§ Dataset content
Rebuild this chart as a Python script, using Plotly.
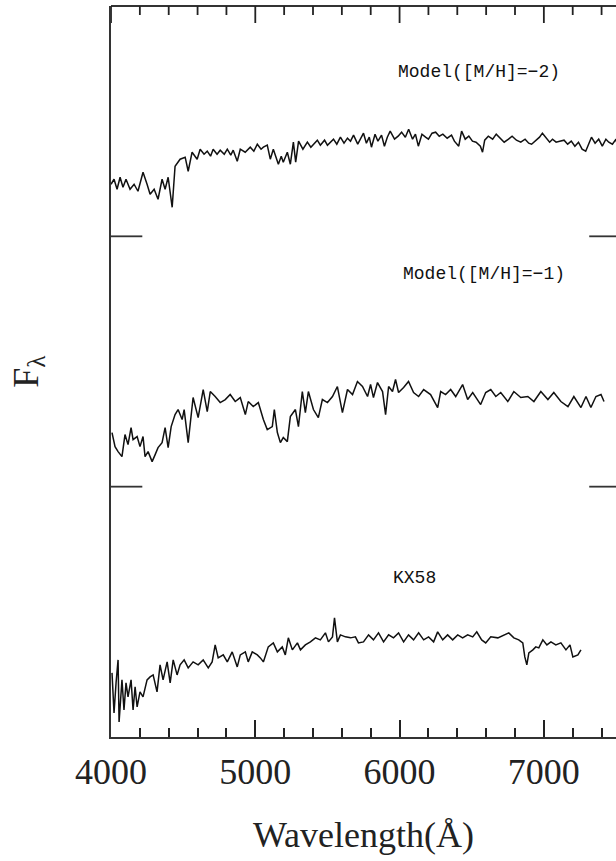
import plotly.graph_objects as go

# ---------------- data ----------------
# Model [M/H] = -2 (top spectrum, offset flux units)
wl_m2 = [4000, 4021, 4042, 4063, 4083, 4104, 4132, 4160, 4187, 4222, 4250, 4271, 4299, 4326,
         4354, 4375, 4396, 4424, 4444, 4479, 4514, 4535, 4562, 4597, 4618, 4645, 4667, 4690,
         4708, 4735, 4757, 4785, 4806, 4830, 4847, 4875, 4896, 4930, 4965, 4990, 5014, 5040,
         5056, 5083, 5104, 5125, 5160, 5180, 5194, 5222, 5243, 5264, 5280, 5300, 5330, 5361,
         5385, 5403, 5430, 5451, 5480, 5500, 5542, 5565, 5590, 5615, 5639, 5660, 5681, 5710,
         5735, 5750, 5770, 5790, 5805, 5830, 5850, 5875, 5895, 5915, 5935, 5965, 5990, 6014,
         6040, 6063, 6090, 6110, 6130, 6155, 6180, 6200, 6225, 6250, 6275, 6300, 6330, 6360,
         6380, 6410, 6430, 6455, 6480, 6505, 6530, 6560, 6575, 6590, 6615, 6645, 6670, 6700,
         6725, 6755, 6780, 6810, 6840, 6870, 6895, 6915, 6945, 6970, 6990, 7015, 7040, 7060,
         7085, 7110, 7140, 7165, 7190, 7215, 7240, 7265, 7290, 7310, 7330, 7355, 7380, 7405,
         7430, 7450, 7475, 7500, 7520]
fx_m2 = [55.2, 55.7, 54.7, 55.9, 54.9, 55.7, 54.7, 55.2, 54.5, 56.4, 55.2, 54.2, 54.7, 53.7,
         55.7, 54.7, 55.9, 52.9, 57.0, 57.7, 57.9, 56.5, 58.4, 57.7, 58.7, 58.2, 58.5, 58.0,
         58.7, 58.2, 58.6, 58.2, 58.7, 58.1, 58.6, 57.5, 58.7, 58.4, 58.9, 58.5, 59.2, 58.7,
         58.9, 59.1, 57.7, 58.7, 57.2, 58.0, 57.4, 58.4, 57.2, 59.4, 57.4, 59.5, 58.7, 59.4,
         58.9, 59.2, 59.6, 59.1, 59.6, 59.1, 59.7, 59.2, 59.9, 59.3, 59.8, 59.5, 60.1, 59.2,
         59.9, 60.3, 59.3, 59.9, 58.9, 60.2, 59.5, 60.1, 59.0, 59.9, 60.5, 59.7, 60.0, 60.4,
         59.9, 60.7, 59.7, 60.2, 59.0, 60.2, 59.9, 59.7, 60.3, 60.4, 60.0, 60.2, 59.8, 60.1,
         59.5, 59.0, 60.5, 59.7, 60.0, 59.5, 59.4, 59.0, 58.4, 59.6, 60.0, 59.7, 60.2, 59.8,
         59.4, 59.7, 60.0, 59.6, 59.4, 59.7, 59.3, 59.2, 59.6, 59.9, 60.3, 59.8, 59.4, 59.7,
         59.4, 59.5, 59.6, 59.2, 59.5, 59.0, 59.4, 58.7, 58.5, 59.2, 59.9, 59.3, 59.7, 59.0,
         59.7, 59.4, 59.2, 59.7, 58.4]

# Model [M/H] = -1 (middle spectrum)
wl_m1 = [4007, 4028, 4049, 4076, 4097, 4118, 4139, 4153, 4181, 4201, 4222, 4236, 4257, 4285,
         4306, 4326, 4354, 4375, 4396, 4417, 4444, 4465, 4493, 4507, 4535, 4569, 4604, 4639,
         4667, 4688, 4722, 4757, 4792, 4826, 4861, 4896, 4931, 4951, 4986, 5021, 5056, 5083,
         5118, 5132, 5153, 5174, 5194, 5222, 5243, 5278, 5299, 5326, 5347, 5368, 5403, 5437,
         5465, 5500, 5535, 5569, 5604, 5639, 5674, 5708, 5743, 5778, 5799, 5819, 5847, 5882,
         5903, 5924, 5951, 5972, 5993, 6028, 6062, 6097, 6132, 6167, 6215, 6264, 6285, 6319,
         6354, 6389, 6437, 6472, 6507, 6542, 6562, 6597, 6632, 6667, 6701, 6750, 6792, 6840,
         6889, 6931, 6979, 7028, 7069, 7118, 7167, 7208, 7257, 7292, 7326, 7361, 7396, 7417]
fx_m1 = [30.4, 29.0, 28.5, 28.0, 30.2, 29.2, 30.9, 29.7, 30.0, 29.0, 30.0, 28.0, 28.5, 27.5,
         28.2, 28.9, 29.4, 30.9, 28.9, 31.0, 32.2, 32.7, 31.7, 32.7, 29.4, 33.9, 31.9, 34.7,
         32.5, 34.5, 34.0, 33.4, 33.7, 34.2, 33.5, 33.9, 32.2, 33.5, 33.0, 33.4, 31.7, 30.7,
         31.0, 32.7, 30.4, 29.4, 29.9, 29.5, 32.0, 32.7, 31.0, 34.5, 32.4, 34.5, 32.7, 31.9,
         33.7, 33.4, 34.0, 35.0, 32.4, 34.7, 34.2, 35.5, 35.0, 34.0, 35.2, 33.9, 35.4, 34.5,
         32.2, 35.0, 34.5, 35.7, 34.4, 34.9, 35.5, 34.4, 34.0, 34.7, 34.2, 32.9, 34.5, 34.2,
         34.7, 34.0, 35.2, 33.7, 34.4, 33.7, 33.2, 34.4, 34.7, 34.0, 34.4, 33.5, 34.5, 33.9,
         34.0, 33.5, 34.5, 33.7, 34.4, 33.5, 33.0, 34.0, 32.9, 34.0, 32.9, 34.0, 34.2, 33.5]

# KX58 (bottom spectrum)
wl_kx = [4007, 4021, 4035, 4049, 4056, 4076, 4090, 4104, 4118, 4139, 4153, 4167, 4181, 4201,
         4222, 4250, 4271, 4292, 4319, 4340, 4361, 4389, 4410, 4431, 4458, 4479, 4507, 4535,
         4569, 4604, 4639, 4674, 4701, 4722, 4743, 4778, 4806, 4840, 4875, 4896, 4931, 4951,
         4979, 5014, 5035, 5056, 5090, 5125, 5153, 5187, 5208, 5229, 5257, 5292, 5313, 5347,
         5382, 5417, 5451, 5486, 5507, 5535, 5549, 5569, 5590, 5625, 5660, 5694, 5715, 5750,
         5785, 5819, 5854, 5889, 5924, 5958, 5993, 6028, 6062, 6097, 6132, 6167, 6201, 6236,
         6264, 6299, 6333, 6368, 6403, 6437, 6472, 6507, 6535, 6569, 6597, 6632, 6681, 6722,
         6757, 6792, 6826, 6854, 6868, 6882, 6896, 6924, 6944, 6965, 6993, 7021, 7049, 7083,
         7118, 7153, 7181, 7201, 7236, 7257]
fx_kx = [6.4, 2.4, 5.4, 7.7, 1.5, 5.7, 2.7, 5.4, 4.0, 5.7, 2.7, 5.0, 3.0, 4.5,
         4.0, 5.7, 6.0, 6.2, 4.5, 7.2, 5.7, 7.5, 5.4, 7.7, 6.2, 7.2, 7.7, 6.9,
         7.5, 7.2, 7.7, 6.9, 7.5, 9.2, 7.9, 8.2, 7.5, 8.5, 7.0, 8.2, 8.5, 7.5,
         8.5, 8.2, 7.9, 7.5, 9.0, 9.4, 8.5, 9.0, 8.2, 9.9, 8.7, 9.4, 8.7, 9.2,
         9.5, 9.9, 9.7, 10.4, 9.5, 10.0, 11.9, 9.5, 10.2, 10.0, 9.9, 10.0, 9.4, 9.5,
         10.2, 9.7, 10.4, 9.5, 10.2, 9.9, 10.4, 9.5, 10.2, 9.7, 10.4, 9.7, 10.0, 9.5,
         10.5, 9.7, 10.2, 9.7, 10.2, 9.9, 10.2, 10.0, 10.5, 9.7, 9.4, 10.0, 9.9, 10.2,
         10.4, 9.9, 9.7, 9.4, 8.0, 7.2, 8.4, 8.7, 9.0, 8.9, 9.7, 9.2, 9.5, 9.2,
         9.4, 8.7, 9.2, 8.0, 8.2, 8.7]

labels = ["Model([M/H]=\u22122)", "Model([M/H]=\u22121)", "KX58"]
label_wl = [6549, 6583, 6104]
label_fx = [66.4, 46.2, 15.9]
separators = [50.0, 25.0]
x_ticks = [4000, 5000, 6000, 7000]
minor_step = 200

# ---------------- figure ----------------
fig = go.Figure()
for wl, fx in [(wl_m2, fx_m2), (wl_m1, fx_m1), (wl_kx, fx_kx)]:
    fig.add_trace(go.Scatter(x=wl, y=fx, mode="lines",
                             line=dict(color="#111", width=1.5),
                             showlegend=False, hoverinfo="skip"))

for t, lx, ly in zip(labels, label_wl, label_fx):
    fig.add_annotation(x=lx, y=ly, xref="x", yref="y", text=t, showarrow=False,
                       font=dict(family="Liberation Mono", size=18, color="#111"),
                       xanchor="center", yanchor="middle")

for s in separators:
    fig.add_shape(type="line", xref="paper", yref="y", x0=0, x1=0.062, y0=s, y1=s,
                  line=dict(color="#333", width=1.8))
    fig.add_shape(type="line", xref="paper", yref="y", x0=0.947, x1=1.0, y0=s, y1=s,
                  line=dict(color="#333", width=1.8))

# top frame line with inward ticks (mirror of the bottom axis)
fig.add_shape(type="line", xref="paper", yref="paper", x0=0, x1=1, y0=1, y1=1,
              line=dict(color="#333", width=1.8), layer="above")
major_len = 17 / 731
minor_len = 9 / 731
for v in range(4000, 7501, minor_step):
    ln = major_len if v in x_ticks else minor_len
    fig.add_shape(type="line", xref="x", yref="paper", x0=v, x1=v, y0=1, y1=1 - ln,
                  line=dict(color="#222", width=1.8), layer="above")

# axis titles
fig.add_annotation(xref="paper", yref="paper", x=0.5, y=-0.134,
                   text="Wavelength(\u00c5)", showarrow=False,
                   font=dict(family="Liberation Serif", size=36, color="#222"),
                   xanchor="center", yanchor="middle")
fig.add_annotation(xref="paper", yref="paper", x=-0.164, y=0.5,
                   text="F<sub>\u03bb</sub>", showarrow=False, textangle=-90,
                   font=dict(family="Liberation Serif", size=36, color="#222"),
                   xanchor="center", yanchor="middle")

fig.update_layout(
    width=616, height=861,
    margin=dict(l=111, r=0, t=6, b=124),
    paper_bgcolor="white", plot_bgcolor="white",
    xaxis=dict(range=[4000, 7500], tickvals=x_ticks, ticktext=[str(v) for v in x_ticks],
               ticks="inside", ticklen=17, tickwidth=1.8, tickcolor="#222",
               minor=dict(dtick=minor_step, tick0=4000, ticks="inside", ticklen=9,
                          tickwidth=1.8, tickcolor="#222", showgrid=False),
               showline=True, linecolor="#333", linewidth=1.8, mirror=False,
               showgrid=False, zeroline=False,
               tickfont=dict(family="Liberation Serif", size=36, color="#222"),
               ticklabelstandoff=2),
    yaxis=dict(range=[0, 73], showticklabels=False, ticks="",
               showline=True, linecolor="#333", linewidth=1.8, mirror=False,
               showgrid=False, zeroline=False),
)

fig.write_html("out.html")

§ Problem
Exactly as written, please give again the lines from the beginning of the listing through the line containing "import plotly.graph_objects as go", inclusive, without any pictures.

§ Written answer
Rebuild this chart as a Python script, using Plotly.
import plotly.graph_objects as go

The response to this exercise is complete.